Exercise description: Give every line back verbatim, dropping all images.

Supplied information:
* begin *

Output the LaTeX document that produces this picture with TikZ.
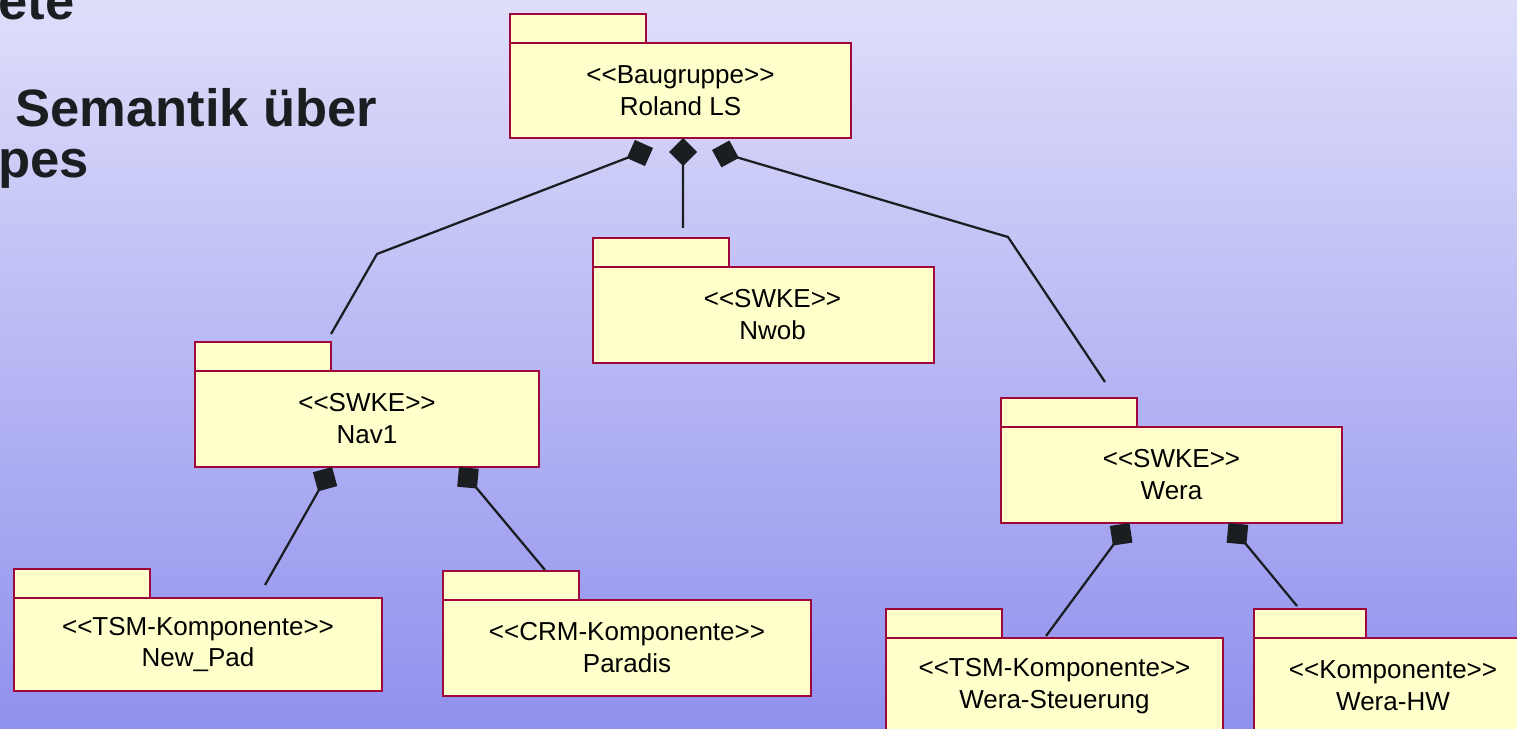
\documentclass[tikz,border=0pt]{standalone}
\usepackage{fontspec}
\setmainfont{Liberation Sans}[Ligatures=TeXOff]
\usetikzlibrary{positioning,calc,arrows.meta}
\definecolor{pkgred}{RGB}{160,6,60}
\definecolor{pkgfill}{RGB}{255,255,204}
\definecolor{linkgray}{RGB}{26,30,33}
\definecolor{bgtop}{RGB}{222,222,250}
\definecolor{bgbottom}{RGB}{144,144,238}
\tikzset{
        pkg/.style={draw=pkgred, fill=pkgfill, line width=0.55mm, outer sep=0pt, inner sep=0pt},
        % Package body (stereotype and name)
        pkg_body/.style={pkg, align=center, minimum height=19.2mm, font=\fontsize{14.8}{18.2}\selectfont},
        % Tab on top of a package
        pkg_tab/.style={pkg, minimum width=27.2mm, minimum height=5.8mm},
        % Composition links, diamond at the owner
        pkg_link/.style={draw=linkgray, line width=0.45mm, {Diamond[length=5.6mm,width=5.6mm]}-},
        % Slide title, cut at the left
        title_text/.style={inner sep=0pt, anchor=base west, text=linkgray, font=\fontsize{29.9}{36}\selectfont\bfseries}
}

\begin{document}
\begin{tikzpicture}[x=0.2mm, y=-0.2mm]
            \useasboundingbox (0,0) rectangle (1517,729);
            \clip (0,0) rectangle (1517,729);
            \shade[top color=bgtop, bottom color=bgbottom] (0,0) rectangle (1517,729);

            \node[title_text] (title_a) at (-2,20) {ete};
            \node[title_text] (title_b) at (15,127) {Semantik über};
            \node[title_text] (title_c) at (-2,178) {pes};

            % Packages
            \node[pkg_body, minimum width=68.2mm, minimum height=19mm] (roland) at (680.5,90.5) {<<Baugruppe>>\\Roland LS};
            \node[pkg_tab, above=0pt of roland.north west, anchor=south west] (roland_tab) {};
            \node[pkg_body, minimum width=68.2mm] (nwob) at (763.5,315) {\hspace*{3.6mm}<<SWKE>>\\\hspace*{3.6mm}Nwob};
            \node[pkg_tab, above=0pt of nwob.north west, anchor=south west] (nwob_tab) {};
            \node[pkg_body, minimum width=68.8mm] (nav1) at (367,419) {<<SWKE>>\\Nav1};
            \node[pkg_tab, above=0pt of nav1.north west, anchor=south west] (nav1_tab) {};
            \node[pkg_body, minimum width=68.2mm] (wera) at (1171.5,475) {<<SWKE>>\\Wera};
            \node[pkg_tab, above=0pt of wera.north west, anchor=south west] (wera_tab) {};
            \node[pkg_body, minimum width=73.6mm, minimum height=18.6mm] (newpad) at (198,644.5) {<<TSM-Komponente>>\\New\_Pad};
            \node[pkg_tab, above=0pt of newpad.north west, anchor=south west] (newpad_tab) {};
            \node[pkg_body, minimum width=73.6mm] (paradis) at (627,648) {<<CRM-Komponente>>\\Paradis};
            \node[pkg_tab, above=0pt of paradis.north west, anchor=south west] (paradis_tab) {};
            \node[pkg_body, minimum width=67.4mm] (werast) at (1054.5,686) {<<TSM-Komponente>>\\Wera-Steuerung};
            \node[pkg_tab, minimum width=23.2mm, above=0pt of werast.north west, anchor=south west] (werast_tab) {};
            \node[pkg_body, minimum width=55.6mm] (werahw) at (1393,686) {<<Komponente>>\\Wera-HW};
            \node[pkg_tab, minimum width=22.4mm, above=0pt of werahw.north west, anchor=south west] (werahw_tab) {};

            % Free ends of the links
            \coordinate (nav1_bend) at (377,254);
            \coordinate (nav1_end) at (331,334);
            \coordinate (nwob_end) at (683,228);
            \coordinate (wera_bend) at (1008,237);
            \coordinate (wera_end) at (1105,382);
            \coordinate (newpad_end) at (265,585);
            \coordinate (paradis_end) at (545,570);
            \coordinate (werast_end) at (1046,636);
            \coordinate (werahw_end) at (1297,606);

            % Links
            \draw[pkg_link] ($(roland.south)+(-27.5,10)$) -- (nav1_bend) -- (nav1_end);
            \draw[pkg_link] ($(roland.south)+(2.5,0)$) -- (nwob_end);
            \draw[pkg_link] ($(roland.south)+(31.5,12)$) -- (wera_bend) -- (wera_end);
            \draw[pkg_link] ($(nav1.south)+(-35,0)$) -- (newpad_end);
            \draw[pkg_link] ($(nav1.south)+(92,0)$) -- (paradis_end);
            \draw[pkg_link] ($(wera.south)+(-42,0)$) -- (werast_end);
            \draw[pkg_link] ($(wera.south)+(57,0)$) -- (werahw_end);
\end{tikzpicture}
\end{document}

* end *

Solved exercise:
Output the LaTeX document that produces this picture with TikZ.
\documentclass[tikz,border=0pt]{standalone}
\usepackage{fontspec}
\setmainfont{Liberation Sans}[Ligatures=TeXOff]
\usetikzlibrary{positioning,calc,arrows.meta}
\definecolor{pkgred}{RGB}{160,6,60}
\definecolor{pkgfill}{RGB}{255,255,204}
\definecolor{linkgray}{RGB}{26,30,33}
\definecolor{bgtop}{RGB}{222,222,250}
\definecolor{bgbottom}{RGB}{144,144,238}
\tikzset{
        pkg/.style={draw=pkgred, fill=pkgfill, line width=0.55mm, outer sep=0pt, inner sep=0pt},
        % Package body (stereotype and name)
        pkg_body/.style={pkg, align=center, minimum height=19.2mm, font=\fontsize{14.8}{18.2}\selectfont},
        % Tab on top of a package
        pkg_tab/.style={pkg, minimum width=27.2mm, minimum height=5.8mm},
        % Composition links, diamond at the owner
        pkg_link/.style={draw=linkgray, line width=0.45mm, {Diamond[length=5.6mm,width=5.6mm]}-},
        % Slide title, cut at the left
        title_text/.style={inner sep=0pt, anchor=base west, text=linkgray, font=\fontsize{29.9}{36}\selectfont\bfseries}
}

\begin{document}
\begin{tikzpicture}[x=0.2mm, y=-0.2mm]
            \useasboundingbox (0,0) rectangle (1517,729);
            \clip (0,0) rectangle (1517,729);
            \shade[top color=bgtop, bottom color=bgbottom] (0,0) rectangle (1517,729);

            \node[title_text] (title_a) at (-2,20) {ete};
            \node[title_text] (title_b) at (15,127) {Semantik über};
            \node[title_text] (title_c) at (-2,178) {pes};

            % Packages
            \node[pkg_body, minimum width=68.2mm, minimum height=19mm] (roland) at (680.5,90.5) {<<Baugruppe>>\\Roland LS};
            \node[pkg_tab, above=0pt of roland.north west, anchor=south west] (roland_tab) {};
            \node[pkg_body, minimum width=68.2mm] (nwob) at (763.5,315) {\hspace*{3.6mm}<<SWKE>>\\\hspace*{3.6mm}Nwob};
            \node[pkg_tab, above=0pt of nwob.north west, anchor=south west] (nwob_tab) {};
            \node[pkg_body, minimum width=68.8mm] (nav1) at (367,419) {<<SWKE>>\\Nav1};
            \node[pkg_tab, above=0pt of nav1.north west, anchor=south west] (nav1_tab) {};
            \node[pkg_body, minimum width=68.2mm] (wera) at (1171.5,475) {<<SWKE>>\\Wera};
            \node[pkg_tab, above=0pt of wera.north west, anchor=south west] (wera_tab) {};
            \node[pkg_body, minimum width=73.6mm, minimum height=18.6mm] (newpad) at (198,644.5) {<<TSM-Komponente>>\\New\_Pad};
            \node[pkg_tab, above=0pt of newpad.north west, anchor=south west] (newpad_tab) {};
            \node[pkg_body, minimum width=73.6mm] (paradis) at (627,648) {<<CRM-Komponente>>\\Paradis};
            \node[pkg_tab, above=0pt of paradis.north west, anchor=south west] (paradis_tab) {};
            \node[pkg_body, minimum width=67.4mm] (werast) at (1054.5,686) {<<TSM-Komponente>>\\Wera-Steuerung};
            \node[pkg_tab, minimum width=23.2mm, above=0pt of werast.north west, anchor=south west] (werast_tab) {};
            \node[pkg_body, minimum width=55.6mm] (werahw) at (1393,686) {<<Komponente>>\\Wera-HW};
            \node[pkg_tab, minimum width=22.4mm, above=0pt of werahw.north west, anchor=south west] (werahw_tab) {};

            % Free ends of the links
            \coordinate (nav1_bend) at (377,254);
            \coordinate (nav1_end) at (331,334);
            \coordinate (nwob_end) at (683,228);
            \coordinate (wera_bend) at (1008,237);
            \coordinate (wera_end) at (1105,382);
            \coordinate (newpad_end) at (265,585);
            \coordinate (paradis_end) at (545,570);
            \coordinate (werast_end) at (1046,636);
            \coordinate (werahw_end) at (1297,606);

            % Links
            \draw[pkg_link] ($(roland.south)+(-27.5,10)$) -- (nav1_bend) -- (nav1_end);
            \draw[pkg_link] ($(roland.south)+(2.5,0)$) -- (nwob_end);
            \draw[pkg_link] ($(roland.south)+(31.5,12)$) -- (wera_bend) -- (wera_end);
            \draw[pkg_link] ($(nav1.south)+(-35,0)$) -- (newpad_end);
            \draw[pkg_link] ($(nav1.south)+(92,0)$) -- (paradis_end);
            \draw[pkg_link] ($(wera.south)+(-42,0)$) -- (werast_end);
            \draw[pkg_link] ($(wera.south)+(57,0)$) -- (werahw_end);
\end{tikzpicture}
\end{document}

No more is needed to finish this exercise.